I am still plenty new and have had lots of help both on forums and in person and I must admit I am pretty pleased at how my little French Britt has turned out. It takes a lot of time and effort but it sure is fun and rewarding when it works out.


----------



## vdogs (Sep 22, 2007)

Excellent post Tex! You're no longer new to birddogs!


----------



## xxxxxxBirdDogger (Mar 7, 2008)

I agree with everything you wrote, Texs, except for the check cord part. The main reason I'd keep a check cord on this dog right now is because it's a teenager, not a puppy. There hasn't been the bonding time between the dog and its handler. You did mention that the dog needs to come reliably and I agree 100%. I'd make sure that was happening before I ever removed the check cord from an unknown teen canine. Runaway dogs are not fun to deal with. The transition from check cord to e-collar only takes a few sessions for the dog to master. It's well worth the time spent.


----------



## TEX-O-BOB (Sep 12, 2007)

TAK said:


> Sit is the last thing you want to train a pointing dog and the next is not to point bird parts... Real birds only....
> There is a ton of info on the net to research on training... and at a over a year she is PRIME!

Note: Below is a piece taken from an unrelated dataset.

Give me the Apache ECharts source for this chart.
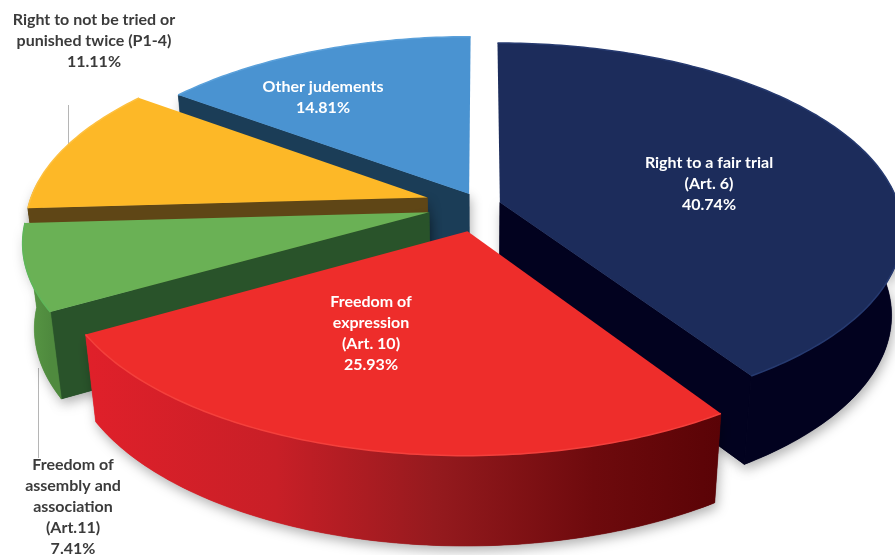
<!DOCTYPE html>
<html>
<head>
<meta charset="utf-8">
<style>html,body{margin:0;padding:0;background:#fff;overflow:hidden}#chart{width:895px;height:555px}</style>
<script src="https://cdn.jsdelivr.net/npm/echarts@6/dist/echarts.min.js"></script>
</head>
<body>
<div id="chart"></div>
<script>
// Share of judgments per Convention right, clockwise from twelve o'clock.
const categories = [
  ['Right to a fair trial', '(Art. 6)'],
  ['Freedom of', 'expression', '(Art. 10)'],
  ['Freedom of', 'assembly and', 'association', '(Art.11)'],
  ['Right to not be tried or', 'punished twice (P1-4)'],
  ['Other judements']
];
const values = [40.74, 25.93, 7.41, 11.11, 14.81];

// Radial pull of every slice, as a fraction of the radius.
const explode = [0.048, 0.14, 0.131, 0.137, 0.065];
// Painter's order: back slices first.
const paintRank = [3, 4, 2, 1, 0];

const faceColors = ['#1c2c5b', '#ee2d2b', '#6ab155', '#fdb827', '#4a93d1'];
const wallColors = ['#02021f', '#5e0508', '#29532a', '#5f4616', '#1b3d57'];
const rimColors = ['#263a70', '#f4403c', '#5fb75a', '#fdc040', '#5aa0da'];
const outerStops = [
  [[0, '#02021f'], [1, '#02021f']],
  [[0, '#e0202a'], [0.3, '#c81f27'], [0.55, '#951a1e'], [0.8, '#6e0a0d'], [1, '#5a0306']],
  [[0, '#5a9a46'], [1, '#4f8a3e']],
  [[0, '#5f4616'], [1, '#5f4616']],
  [[0, '#1b3d57'], [1, '#1b3d57']]
];

// Layout of the projected disc.
const centre = { x: 481, y: 205 };
const radiusX = 411, radiusY = 189, rimScale = 0.97, perspective = 0.15, depth = 84;
const vanishX = 480, converge = 0.0256;

// Where each text block is centred, and whether it sits on its slice.
const labelAnchors = [[709, 184], [371, 333], [73, 507], [94, 41], [323, 97]];
const labelInside = [true, true, false, false, true];
const leaders = [[[68, 105], [68, 148]], [[38, 368], [38, 458]]];

const total = values.reduce((a, b) => a + b, 0);

function project(theta, r, pull, midTheta, lowered) {
  const X = r * Math.sin(theta) + pull * Math.sin(midTheta);
  const Y = r * Math.cos(theta) + pull * Math.cos(midTheta);
  const s = 1 / (1 + perspective * Y);
  let x = centre.x + radiusX * X * s;
  let y = centre.y - radiusY * Y * s;
  if (lowered) {
    x += (vanishX - x) * converge;
    y += depth * Math.pow(s, 0.4);
  }
  return [x, y];
}

function arcAngles(a0, a1) {
  const out = [];
  const n = Math.max(8, Math.ceil((a1 - a0) * 60));
  for (let k = 0; k <= n; k++) out.push(a0 + (a1 - a0) * k / n);
  return out;
}

const shadow = { shadowBlur: 12, shadowColor: 'rgba(0,0,0,0.3)', shadowOffsetY: 5, shadowOffsetX: 2 };

function renderSlice(params, api) {
  const i = api.value(0);
  let before = 0;
  for (let k = 0; k < i; k++) before += values[k];
  const a0 = before / total * 2 * Math.PI;
  const a1 = (before + api.value(1)) / total * 2 * Math.PI;
  const mid = (a0 + a1) / 2;
  const pull = explode[i];
  const z = paintRank[i] * 10;
  const children = [];

  const angles = arcAngles(a0, a1);
  const rimTop = angles.map(t => project(t, rimScale, pull, mid, false));
  const apexTop = project(0, 0, pull, mid, false);
  const apexBottom = project(0, 0, pull, mid, true);

  // A solid part is laid down twice: once for its cast shadow, once clean on top.
  const solid = (points, fill) => {
    children.push({
      type: 'polygon', z2: z,
      shape: { points },
      style: Object.assign({ fill }, shadow)
    });
    children.push({
      type: 'polygon', z2: z + 1,
      shape: { points },
      style: { fill, stroke: fill, lineWidth: 0.6 }
    });
  };

  // Radial walls are only seen when they face the viewer.
  const wall = t => [apexTop, project(t, rimScale, pull, mid, false),
    project(t, rimScale, pull, mid, true), apexBottom];
  if (Math.sin(a0) < -1e-6) solid(wall(a0), wallColors[i]);
  if (Math.sin(a1) > 1e-6) solid(wall(a1), wallColors[i]);

  // Outer wall, front part only, shaded left to right.
  const front = angles.filter(t => Math.cos(t) < 0.1);
  if (front.length > 1) {
    const top = front.map(t => project(t, rimScale, pull, mid, false));
    const bottom = front.map(t => project(t, rimScale, pull, mid, true));
    const xs = top.map(p => p[0]);
    solid(top.concat(bottom.reverse()), {
      type: 'linear', global: true,
      x: Math.min.apply(null, xs), y: 0, x2: Math.max.apply(null, xs), y2: 0,
      colorStops: outerStops[i].map(s => ({ offset: s[0], color: s[1] }))
    });
  }

  // Top face and its soft bevel.
  children.push({
    type: 'polygon', z2: z + 3,
    shape: { points: [apexTop].concat(rimTop) },
    style: { fill: faceColors[i] }
  });
  children.push({
    type: 'polyline', z2: z + 4,
    shape: { points: rimTop },
    style: { fill: null, stroke: rimColors[i], lineWidth: 1.5 }
  });

  // Caption.
  const lines = categories[i].concat([api.value(1).toFixed(2) + '%']);
  children.push({
    type: 'text', z2: 200,
    x: labelAnchors[i][0], y: labelAnchors[i][1],
    style: {
      text: lines.join('\n'),
      font: 'bold 16px Lato, Carlito, sans-serif',
      lineHeight: 21,
      fill: labelInside[i] ? '#ffffff' : '#3b3b3b',
      align: 'center', verticalAlign: 'middle'
    }
  });
  return { type: 'group', children };
}

const chart = echarts.init(document.getElementById('chart'), null, { renderer: 'canvas' });
chart.setOption({
  animation: false,
  backgroundColor: '#ffffff',
  graphic: leaders.map(l => ({
    type: 'line', z: 0,
    shape: { x1: l[0][0] + 0.5, y1: l[0][1], x2: l[1][0] + 0.5, y2: l[1][1] },
    style: { stroke: '#b5b5b5', lineWidth: 1 }
  })),
  series: [{
    type: 'custom',
    coordinateSystem: 'none',
    clip: false,
    silent: true,
    data: values.map((v, i) => [i, v]),
    renderItem: renderSlice
  }]
});
</script>
</body>
</html>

+1 You're not working with a dumb lab here, never teach a pointing dog to sit. Your dog at 18 months old is nothing short of fine moldable clay. She is ripe for the learning and dogs that old are mature enough to handle anything. Get on line or get with folks who have pointing dogs and learn how the right way.


----------



## Texscala (Sep 8, 2007)

BirdDogger said:


> I agree with everything you wrote, Texs, except for the check cord part. The main reason I'd keep a check cord on this dog right now is because it's a teenager, not a puppy. There hasn't been the bonding time between the dog and its handler. You did mention that the dog needs to come reliably and I agree 100%. I'd make sure that was happening before I ever removed the check cord from an unknown teen canine. Runaway dogs are not fun to deal with. The transition from check cord to e-collar only takes a few sessions for the dog to master. It's well worth the time spent.

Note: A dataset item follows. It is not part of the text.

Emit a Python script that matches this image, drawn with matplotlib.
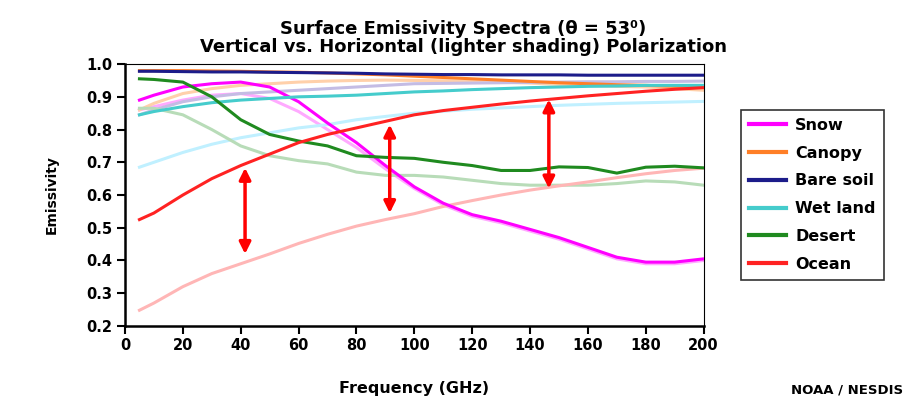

Good point, I tried to have this taken care of before the dog was running big and still had to deal with a lost dog a few times. With the dog being 18 months or so a check cord and e-collar are probably a good way to get come down.


----------



## guner (Sep 25, 2007)

Thanks for even more information Tex, Tex and Bird... lol

So you guys think first thing I should try is with a check cord and teaching Woah/hold and then come correct ?

After I spend the time and get these down then do you think I should work on retrieve ? or just work with finding live birds ?


----------



## deadicatedweim (Dec 18, 2007)

What is the reasoning in not teaching the dog to sit? Or is it just way down on the list on things to teach the dog?


----------



## xxxxxxBirdDogger (Mar 7, 2008)

> So you guys think first thing I should try is with a check cord and teaching Woah/hold and then come correct ?
> After I spend the time and get these down then do you think I should work on retrieve ? or just work with finding live birds ?

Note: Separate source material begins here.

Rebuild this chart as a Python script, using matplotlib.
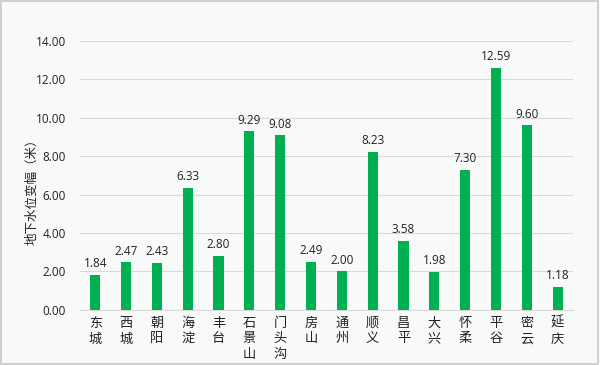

No. Come is first. Your Brit will learn to hold point on birds when she realizes she can't catch them. That's why we're saying to get out and work on wild birds. Pen raised birds can often be caught by the dog. That can ruin a pointer. Don't bother with the other stuff until your dog is coming reliably every time when called and will hold point over birds. You really don't need to say a word on the wild birds. Instinct should take over.



> What is the reasoning in not teaching the dog to sit? Or is it just way down on the list on things to teach the dog?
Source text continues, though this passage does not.